Поступок был суицидальный во всех смыслах. Богров заплатил за него не только жизнью, но и посмертной репутацией: даже в советской литературе, описывавшей революционеров-террористов как героев, убийцу Столыпина изображали мутным, запутавшимся в жизни субъектом. Но прав, похоже, враждебный к двойному агенту Ольденбург: «Он хотел не только устранить Столыпина, но в то же самое время посеять смуту в рядах сторонников власти, внести между ними взаимное недоверие, заставить их начать «стрельбу по своим». Богров сознательно жертвовал своей «революционной честью», чтобы нанести более опасный удар ненавистному ему строю. И он действительно достиг обеих своих целей».

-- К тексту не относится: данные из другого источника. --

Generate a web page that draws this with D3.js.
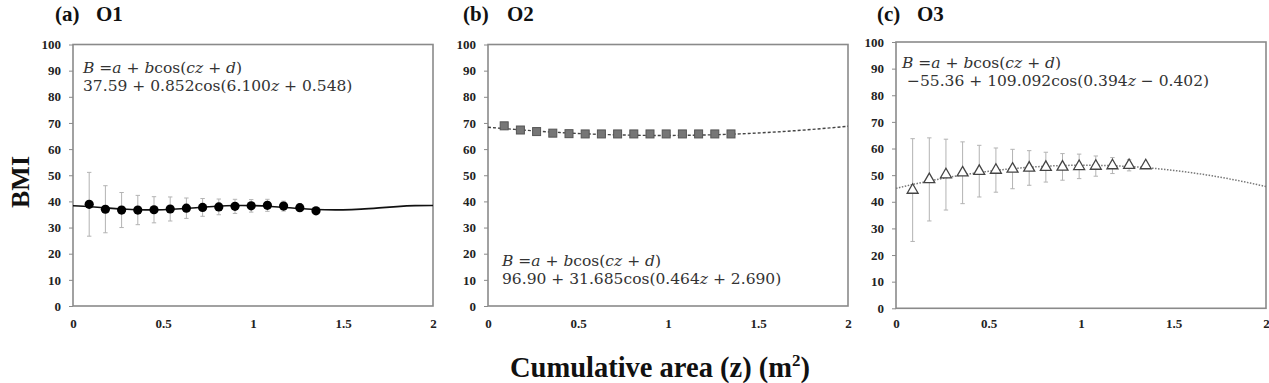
<!DOCTYPE html>
<html><head><meta charset="utf-8">
<script src="https://cdn.jsdelivr.net/npm/d3@7"></script>
<style>
html,body{margin:0;padding:0;background:#fff;}
svg{display:block;}
</style></head>
<body>
<svg id="chart" width="1269" height="383"></svg>
<script>
// ---- data ----
const zPoints = [0.09,0.18,0.27,0.36,0.45,0.54,0.63,0.72,0.81,0.90,0.99,1.08,1.17,1.26,1.35];
const o1Mean = [38.9,37.0,36.7,36.7,36.8,37.1,37.4,37.7,37.9,38.1,38.3,38.5,38.2,37.6,36.4];
const o1Sd   = [12.2,9.0,6.7,5.6,5.0,4.6,3.9,3.4,3.0,2.7,2.4,2.3,1.9,1.4,0];
const o2Mean = [68.9,67.3,66.7,66.1,65.9,65.8,65.8,65.8,65.8,65.8,65.8,65.8,65.8,65.8,65.8];
const o3Mean = [44.4,48.4,50.2,50.9,51.5,51.9,52.3,52.7,53.0,53.1,53.3,53.4,53.6,53.7,53.6];
const o3Sd   = [19.3,15.6,13.3,11.6,9.7,8.3,7.4,6.5,5.6,5.0,4.6,3.8,3.0,2.1,0];
const zCurve = [0,0.1,0.2,0.3,0.4,0.5,0.6,0.7,0.8,0.9,1.0,1.1,1.2,1.3,1.4,1.5,1.6,1.7,1.8,1.9,2.0];
const o1Fit = [38.32,37.93,37.42,36.97,36.75,36.83,37.18,37.68,38.15,38.42,38.39,38.07,37.58,37.09,36.79,36.77,37.05,37.52,38.02,38.37,38.43];
const o2Fit = [68.36,67.79,67.26,66.75,66.33,65.98,65.69,65.47,65.32,65.23,65.22,65.27,65.39,65.58,65.83,66.16,66.55,67.00,67.52,68.10,68.74];
const o3Fit = [45.04,46.64,48.08,49.37,50.49,51.45,52.24,52.86,53.32,53.61,53.73,53.68,53.46,53.07,52.51,51.79,50.90,49.84,48.62,47.24,45.71];
const yTicks = [0,10,20,30,40,50,60,70,80,90,100];
const xTicks = [0,0.5,1,1.5,2];
const xTickLabels = ["0","0.5","1","1.5","2"];
const panelLetters = ["(a)","(b)","(c)"];
const panelNames = ["O1","O2","O3"];
// equation pieces: [text, italic?]
const eqGeneral = [["B",1],[" =",0],["a",1],[" + ",0],["b",1],["cos(",0],["cz",1],[" + ",0],["d",1],[")",0]];
const eqFits = [
  [["37.59 + 0.852cos(6.100",0],["z",1],[" + 0.548)",0]],
  [["96.90 + 31.685cos(0.464",0],["z",1],[" + 2.690)",0]],
  [[" \u221255.36 + 109.092cos(0.394",0],["z",1],[" \u2212 0.402)",0]]
];
const yLabel = "BMI";
const xLabel = "Cumulative area (z) (m";

// ---- layout ----
const svg = d3.select("#chart");
const serif = "'Liberation Serif','Times New Roman',serif";
const eqFont = "'DejaVu Serif',serif";
const panels = [
  {x0:73, x1:433, y0:306, y1:44.5, mean:o1Mean, sd:o1Sd, fit:o1Fit, marker:"circle", curve:{stroke:"#111", w:1.6, dash:null},
   title:{lx:55, nx:96}, eq:{x:83, y:67}},
  {x0:488, x1:848, y0:306, y1:44.5, mean:o2Mean, sd:null, fit:o2Fit, marker:"square", curve:{stroke:"#444", w:1.4, dash:"3,2"},
   title:{lx:463, nx:507}, eq:{x:502, y:260}},
  {x0:896, x1:1266, y0:308.3, y1:42, mean:o3Mean, sd:o3Sd, fit:o3Fit, marker:"triangle", curve:{stroke:"#777", w:1.5, dash:"1.5,1.5"},
   title:{lx:877, nx:917}, eq:{x:902, y:62}}
];

function writeEq(g, x, y, pieces){
  const t = g.append("text").attr("x",x).attr("y",y+5.5).attr("font-family",eqFont).attr("font-size",15.5)
    .attr("fill","#333").attr("xml:space","preserve").style("white-space","pre");
  pieces.forEach(([s,it])=>{
    t.append("tspan").attr("font-style",it?"italic":"normal").text(s);
  });
}

panels.forEach((p,i)=>{
  const x = d3.scaleLinear().domain([0,2]).range([p.x0,p.x1]);
  const y = d3.scaleLinear().domain([0,100]).range([p.y0,p.y1]);
  const g = svg.append("g");

  // frame
  g.append("rect").attr("x",p.x0).attr("y",p.y1).attr("width",p.x1-p.x0).attr("height",p.y0-p.y1)
    .attr("fill","none").attr("stroke","#8a8a8a").attr("stroke-width",1.6);

  // y axis
  const ya = g.append("g").attr("transform",`translate(${p.x0},0)`)
    .call(d3.axisLeft(y).tickValues(yTicks).tickSize(4).tickPadding(8).tickSizeOuter(0));
  ya.select(".domain").remove();
  ya.selectAll(".tick line").attr("stroke","#8a8a8a");
  ya.selectAll(".tick text").attr("font-family",serif).attr("font-weight","bold").attr("font-size",13).attr("fill","#222");

  // x axis
  const xa = g.append("g").attr("transform",`translate(0,${p.y0})`)
    .call(d3.axisBottom(x).tickValues(xTicks).tickFormat((d,k)=>xTickLabels[k]).tickSize(0).tickSizeOuter(0));
  xa.select(".domain").remove();
  xa.selectAll(".tick text").attr("y",325-p.y0).attr("dy",null).attr("dominant-baseline","middle")
    .attr("font-family",serif).attr("font-weight","bold").attr("font-size",13).attr("fill","#222");

  // fitted curve
  const line = d3.line().x((d,k)=>x(zCurve[k])).y(d=>y(d)).curve(d3.curveNatural);
  g.append("path").datum(p.fit).attr("d",line).attr("fill","none")
    .attr("stroke",p.curve.stroke).attr("stroke-width",p.curve.w)
    .attr("stroke-dasharray",p.curve.dash);

  // error bars
  if(p.sd){
    const eb = g.append("g").attr("stroke","#b3b3b3").attr("stroke-width",1);
    p.mean.forEach((m,k)=>{
      const s = p.sd[k]; if(!s) return;
      const cx = x(zPoints[k]);
      eb.append("line").attr("x1",cx).attr("x2",cx).attr("y1",y(m+s)).attr("y2",y(m-s));
      eb.append("line").attr("x1",cx-2.2).attr("x2",cx+2.2).attr("y1",y(m+s)).attr("y2",y(m+s));
      eb.append("line").attr("x1",cx-2.2).attr("x2",cx+2.2).attr("y1",y(m-s)).attr("y2",y(m-s));
    });
  }

  // markers
  const mk = g.append("g");
  p.mean.forEach((m,k)=>{
    const cx = x(zPoints[k]), cy = y(m);
    if(p.marker==="circle"){
      mk.append("circle").attr("cx",cx).attr("cy",cy).attr("r",4.6).attr("fill","#000");
    } else if(p.marker==="square"){
      mk.append("rect").attr("x",cx-4).attr("y",cy-4).attr("width",8).attr("height",8)
        .attr("fill","#767676").attr("stroke","#555").attr("stroke-width",1);
    } else {
      mk.append("path").attr("d",d3.symbol(d3.symbolTriangle,52)()).attr("transform",`translate(${cx},${cy})`)
        .attr("fill","#fff").attr("stroke","#444").attr("stroke-width",1.3);
    }
  });

  // equations
  writeEq(g, p.eq.x, p.eq.y, eqGeneral);
  writeEq(g, p.eq.x, p.eq.y+18, eqFits[i]);

  // titles
  g.append("text").attr("x",p.title.lx).attr("y",21).attr("font-family",serif).attr("font-weight","bold")
    .attr("font-size",21).attr("fill","#111").text(panelLetters[i]);
  g.append("text").attr("x",p.title.nx).attr("y",21).attr("font-family",serif).attr("font-weight","bold")
    .attr("font-size",21).attr("fill","#111").text(panelNames[i]);
});

// axis titles
svg.append("text").attr("transform","translate(29,182) rotate(-90)").attr("text-anchor","middle")
  .attr("font-family",serif).attr("font-weight","bold").attr("font-size",26).attr("fill","#111").text(yLabel);
const xt = svg.append("text").attr("x",660).attr("y",377).attr("text-anchor","middle")
  .attr("font-family",serif).attr("font-weight","bold").attr("font-size",28.5).attr("fill","#111");
xt.append("tspan").text(xLabel);
xt.append("tspan").attr("font-size",17).attr("dy",-11).text("2");
xt.append("tspan").attr("dy",11).text(")");
</script>
</body></html>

Еще вопрос, кто нанес более опасный удар по строю – революционный фанатик или сама Охранка, создавшая себе репутацию, при которой ее готовы были подозревать в каких угодно гнусностях.
Однако среди руководителей системы безопасности встречались и люди не полицейского, а государственного ума, хорошо понимавшие, что бороться нужно в первую очередь не с подпольем, но с враждебностью Общества и что ключом здесь является уважение к институтам власти. Используя грязные методы, можно победить в тысяче мелких боев и при этом проиграть войну.
За короткий срок во главе спецслужб дважды оказывались деятели, пытавшиеся исправить положение.
Убийство Столыпина.
В 1903 году директором Департамента стал Алексей Лопухин, человек твердых монархических убеждений, но не менее убежденный сторонник законности. Это он пресек провокацию с распространением погромных листовок, которые выпускал отдел ротмистра Комиссарова, о чем я рассказывал в главе, посвященной «еврейскому» вопросу. Лопухин выпустил специальную инструкцию, в которой Охранке воспрещалось соучаствовать в подготовке государственных преступлений через секретных агентов – это означало принципиальный отказ от всякого провокаторства. Кроме того, Лопухин подал императору докладную записку, в которой доказывал, что одними полицейскими мерами революцию не победить – нужны структурные реформы.